My reality no longer has one face. I have stepped out of an enclosed reality into one that is larger, more diverse, and mobile. A reality that has its own rhythm. I am travelling through the desert in Rajasthan—brown, bleak and alien. I miss the gentleness of the terrain where I was born. Yet these miles of desolation, the gods vivid against a stark land, the women revealed in their fierce brilliance—slowly these make themselves felt.
Twenty years ago, Gomti, the woman with the river’s name, would not have entered my consciousness. Today, nothing inhibits me from walking into her courtyard. I have come to explore the way she lives, in a home that encloses her with a husband and a child. Gomti greets me as if we were acquainted, offers me a bowl of water. Water is a dri
nk more precious than anything else, even the usual cup of tea, among the dwellers of these desert lands. Gomti walks miles every day to fetch from a well water that she then cools in large, round jars of red clay. To honour a stranger is a natural part of her tradition. She brings me water, serves me food and stands fanning the flies away as I eat. She says little for she lives her thoughts. When she speaks she discloses her dreams without embarrassment, even the ordinary dreams, dreams that with time have acquired the drabness of the land.

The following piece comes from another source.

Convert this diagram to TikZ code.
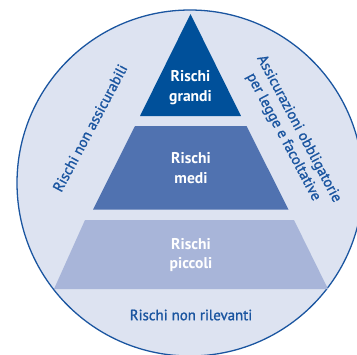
\documentclass[tikz,border=0pt]{standalone}
\usepackage{fontspec}
\setmainfont{PT Sans}
\newfontfamily\ringfont[FakeBold=1.1]{PT Sans}
\definecolor{ringfill}{HTML}{DDE3F1}
\definecolor{ringline}{HTML}{1A55A0}
\definecolor{bigrisk}{HTML}{00509A}
\definecolor{midrisk}{HTML}{5072B0}
\definecolor{smallrisk}{HTML}{A8B5D9}
\tikzset{
  outer/.style={text=ringline, font=\ringfont\fontsize{12.7}{15}\selectfont, align=center},
  layer/.style={text=white, font=\bfseries\fontsize{13.3}{17}\selectfont, align=center}
}

\begin{document}
\begin{tikzpicture}[x=0.03cm,y=-0.03cm]
	\useasboundingbox (0,0) rectangle (357,354);
	\begin{scope}
		\clip (0,0) rectangle (357,354);
		\draw[ringline, fill=ringfill, line width=1.1pt] (190,183) circle [radius=173];
	\end{scope}

	% the three layers of the pyramid
	\fill[bigrisk] (190.5,14) -- (241,116) -- (140,116) -- cycle;
	\fill[midrisk] (135,126) -- (246.5,126) -- (288.5,209.5) -- (93,209.5) -- cycle;
	\fill[smallrisk] (85,220) -- (294,220) -- (328,289) -- (54,289) -- cycle;

	\node[layer] (grandi) at (190.5,88) {Rischi\\grandi};
	\node[layer] (medi) at (191,168) {Rischi\\medi};
	\node[layer] (piccoli) at (191,255) {Rischi\\piccoli};

	\node[outer, rotate=62] (nonass) at (90,128) {Rischi non assicurabili};
	\node[outer, rotate=-62] (obblig) at (291,133) {Assicurazioni obbligatorie\\per legge e facoltative};
	\node[outer] (nonril) at (191,315) {Rischi non rilevanti};
\end{tikzpicture}
\end{document}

Large and plain-looking she exudes womanliness, a quality of giving. Intimacy pervades her courtyard; an unspoken strength links her, the black-eyed baby asleep on a rope-strung cot, the white cow tied to a leafless tree, and the man whose picture hangs high on a white wall. He wears a bulbous turban, has a regal moustache, and looks like a prince.
‘My husband,’ she murmurs and looks away, suddenly shy. ‘Today is Gangaur, the Hindu festival that is special to women,’ she tells me.
She dresses herself in a bright green chunri, with spangles of gold, and with a tray of ritual offerings, walks over to a neighbour’s house. Gathered under an aged banyan tree is a group of women, radiant in red and gold. Against a wall smeared ritually with kum kum, sit two small idols of clay. The women have made these and decked them with their own hands. They represent Ishar and Gangaur, the mythical man and wife, who through the ages have remained the embodiment of marital love. The women sing, praying for long life and prosperity for their husbands. Their soft, frail voices soar out of the courtyard to join other voices from other courtyards, chasing away the stillness of the long desert afternoon. Some of the women look old; some are girls beginning to turn into women. The meaning behind Gangaur dissolves the barriers of age. The women appear to quiver on the threshold of a new life, given by an ancient rite. Krishna tantalized the women worshippers of Gangaur; He was the dream consort who stole their garments as they bathed in the river. And each woman came face to face with him in order to reclaim her own: woman to man, soul to God. Gangaur returns every year to the desert when the grasses are green and the harvest is ready. To love and be loved symbolizes to the traditional Indian woman her security, her happiness and her fulfilment. The rite of Gangaur binds woman to woman in this common wish, consolidates the ties between individuals and family, family and community. And the land gives each an identity that is part of the larger whole.